Work to do: Retype all material exactly. Pictures stay out of the copy.

Information shown:
[start]

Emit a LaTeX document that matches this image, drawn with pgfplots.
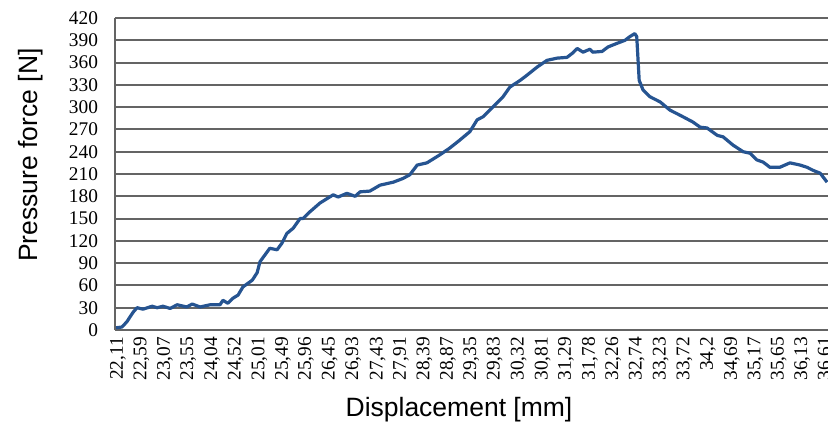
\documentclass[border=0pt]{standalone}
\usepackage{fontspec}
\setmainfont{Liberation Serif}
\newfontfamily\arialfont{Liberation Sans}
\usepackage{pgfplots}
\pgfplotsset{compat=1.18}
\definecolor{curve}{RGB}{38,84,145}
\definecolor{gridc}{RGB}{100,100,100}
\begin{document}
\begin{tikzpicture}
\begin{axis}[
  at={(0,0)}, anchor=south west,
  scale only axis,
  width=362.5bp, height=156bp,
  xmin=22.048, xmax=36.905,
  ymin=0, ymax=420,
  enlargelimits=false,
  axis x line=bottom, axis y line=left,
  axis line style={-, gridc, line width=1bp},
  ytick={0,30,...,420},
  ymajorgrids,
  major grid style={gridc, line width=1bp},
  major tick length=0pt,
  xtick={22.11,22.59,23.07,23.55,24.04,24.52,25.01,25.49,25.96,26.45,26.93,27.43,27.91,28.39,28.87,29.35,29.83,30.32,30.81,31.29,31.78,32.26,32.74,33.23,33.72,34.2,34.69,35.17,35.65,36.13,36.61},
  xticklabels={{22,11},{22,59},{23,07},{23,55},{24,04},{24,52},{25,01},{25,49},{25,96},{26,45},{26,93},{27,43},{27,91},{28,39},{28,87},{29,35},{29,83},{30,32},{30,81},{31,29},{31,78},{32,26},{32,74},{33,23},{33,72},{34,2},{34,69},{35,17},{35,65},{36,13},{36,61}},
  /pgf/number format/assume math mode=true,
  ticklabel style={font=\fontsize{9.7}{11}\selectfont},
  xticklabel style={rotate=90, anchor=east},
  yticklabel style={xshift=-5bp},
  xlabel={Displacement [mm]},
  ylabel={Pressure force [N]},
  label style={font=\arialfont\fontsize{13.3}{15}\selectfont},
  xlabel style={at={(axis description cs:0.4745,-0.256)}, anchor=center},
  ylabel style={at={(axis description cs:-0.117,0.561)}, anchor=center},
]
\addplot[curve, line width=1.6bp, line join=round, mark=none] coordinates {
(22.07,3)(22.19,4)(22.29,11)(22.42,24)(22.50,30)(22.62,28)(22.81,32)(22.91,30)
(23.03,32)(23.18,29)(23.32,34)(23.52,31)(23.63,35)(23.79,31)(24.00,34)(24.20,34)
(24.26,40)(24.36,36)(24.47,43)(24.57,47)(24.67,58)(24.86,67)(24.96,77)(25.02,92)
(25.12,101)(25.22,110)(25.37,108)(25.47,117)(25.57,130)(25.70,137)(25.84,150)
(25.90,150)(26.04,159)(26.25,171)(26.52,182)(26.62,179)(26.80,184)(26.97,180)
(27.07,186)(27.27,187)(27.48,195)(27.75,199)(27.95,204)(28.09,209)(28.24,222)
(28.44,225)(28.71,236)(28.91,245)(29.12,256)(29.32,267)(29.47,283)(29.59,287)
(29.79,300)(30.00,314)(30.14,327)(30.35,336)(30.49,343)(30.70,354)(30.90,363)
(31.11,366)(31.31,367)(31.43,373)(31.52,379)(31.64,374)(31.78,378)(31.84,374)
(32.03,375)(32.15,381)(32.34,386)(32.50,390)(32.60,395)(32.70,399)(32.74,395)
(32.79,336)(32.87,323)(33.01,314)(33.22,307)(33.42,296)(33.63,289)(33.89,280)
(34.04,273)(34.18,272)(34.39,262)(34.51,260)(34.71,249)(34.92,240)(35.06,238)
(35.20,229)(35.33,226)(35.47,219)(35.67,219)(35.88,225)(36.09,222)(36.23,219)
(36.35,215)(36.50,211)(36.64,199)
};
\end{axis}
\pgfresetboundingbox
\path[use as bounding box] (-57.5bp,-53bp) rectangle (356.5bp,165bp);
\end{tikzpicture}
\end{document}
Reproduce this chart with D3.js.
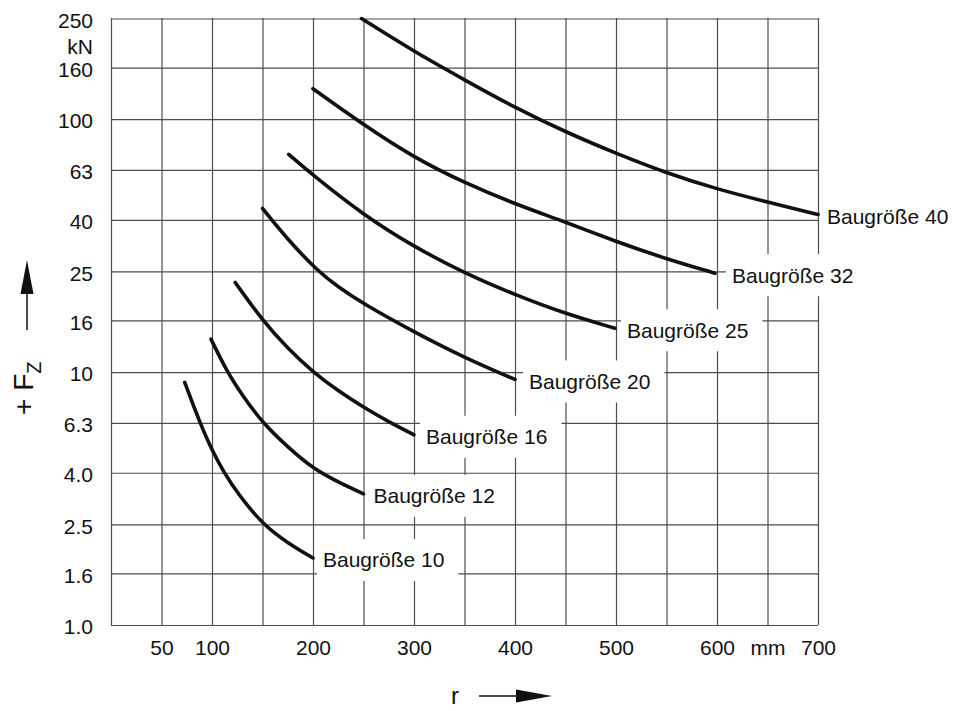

[end]

The response:
Emit a LaTeX document that matches this image, drawn with pgfplots.
\documentclass[border=0pt]{standalone}
\usepackage{fontspec}
\setmainfont{Liberation Serif}
\newfontfamily\arialfont{Liberation Sans}
\usepackage{pgfplots}
\pgfplotsset{compat=1.18}
\definecolor{curve}{RGB}{38,84,145}
\definecolor{gridc}{RGB}{100,100,100}
\begin{document}
\begin{tikzpicture}
\begin{axis}[
  at={(0,0)}, anchor=south west,
  scale only axis,
  width=362.5bp, height=156bp,
  xmin=22.048, xmax=36.905,
  ymin=0, ymax=420,
  enlargelimits=false,
  axis x line=bottom, axis y line=left,
  axis line style={-, gridc, line width=1bp},
  ytick={0,30,...,420},
  ymajorgrids,
  major grid style={gridc, line width=1bp},
  major tick length=0pt,
  xtick={22.11,22.59,23.07,23.55,24.04,24.52,25.01,25.49,25.96,26.45,26.93,27.43,27.91,28.39,28.87,29.35,29.83,30.32,30.81,31.29,31.78,32.26,32.74,33.23,33.72,34.2,34.69,35.17,35.65,36.13,36.61},
  xticklabels={{22,11},{22,59},{23,07},{23,55},{24,04},{24,52},{25,01},{25,49},{25,96},{26,45},{26,93},{27,43},{27,91},{28,39},{28,87},{29,35},{29,83},{30,32},{30,81},{31,29},{31,78},{32,26},{32,74},{33,23},{33,72},{34,2},{34,69},{35,17},{35,65},{36,13},{36,61}},
  /pgf/number format/assume math mode=true,
  ticklabel style={font=\fontsize{9.7}{11}\selectfont},
  xticklabel style={rotate=90, anchor=east},
  yticklabel style={xshift=-5bp},
  xlabel={Displacement [mm]},
  ylabel={Pressure force [N]},
  label style={font=\arialfont\fontsize{13.3}{15}\selectfont},
  xlabel style={at={(axis description cs:0.4745,-0.256)}, anchor=center},
  ylabel style={at={(axis description cs:-0.117,0.561)}, anchor=center},
]
\addplot[curve, line width=1.6bp, line join=round, mark=none] coordinates {
(22.07,3)(22.19,4)(22.29,11)(22.42,24)(22.50,30)(22.62,28)(22.81,32)(22.91,30)
(23.03,32)(23.18,29)(23.32,34)(23.52,31)(23.63,35)(23.79,31)(24.00,34)(24.20,34)
(24.26,40)(24.36,36)(24.47,43)(24.57,47)(24.67,58)(24.86,67)(24.96,77)(25.02,92)
(25.12,101)(25.22,110)(25.37,108)(25.47,117)(25.57,130)(25.70,137)(25.84,150)
(25.90,150)(26.04,159)(26.25,171)(26.52,182)(26.62,179)(26.80,184)(26.97,180)
(27.07,186)(27.27,187)(27.48,195)(27.75,199)(27.95,204)(28.09,209)(28.24,222)
(28.44,225)(28.71,236)(28.91,245)(29.12,256)(29.32,267)(29.47,283)(29.59,287)
(29.79,300)(30.00,314)(30.14,327)(30.35,336)(30.49,343)(30.70,354)(30.90,363)
(31.11,366)(31.31,367)(31.43,373)(31.52,379)(31.64,374)(31.78,378)(31.84,374)
(32.03,375)(32.15,381)(32.34,386)(32.50,390)(32.60,395)(32.70,399)(32.74,395)
(32.79,336)(32.87,323)(33.01,314)(33.22,307)(33.42,296)(33.63,289)(33.89,280)
(34.04,273)(34.18,272)(34.39,262)(34.51,260)(34.71,249)(34.92,240)(35.06,238)
(35.20,229)(35.33,226)(35.47,219)(35.67,219)(35.88,225)(36.09,222)(36.23,219)
(36.35,215)(36.50,211)(36.64,199)
};
\end{axis}
\pgfresetboundingbox
\path[use as bounding box] (-57.5bp,-53bp) rectangle (356.5bp,165bp);
\end{tikzpicture}
\end{document}
Reproduce this chart with D3.js.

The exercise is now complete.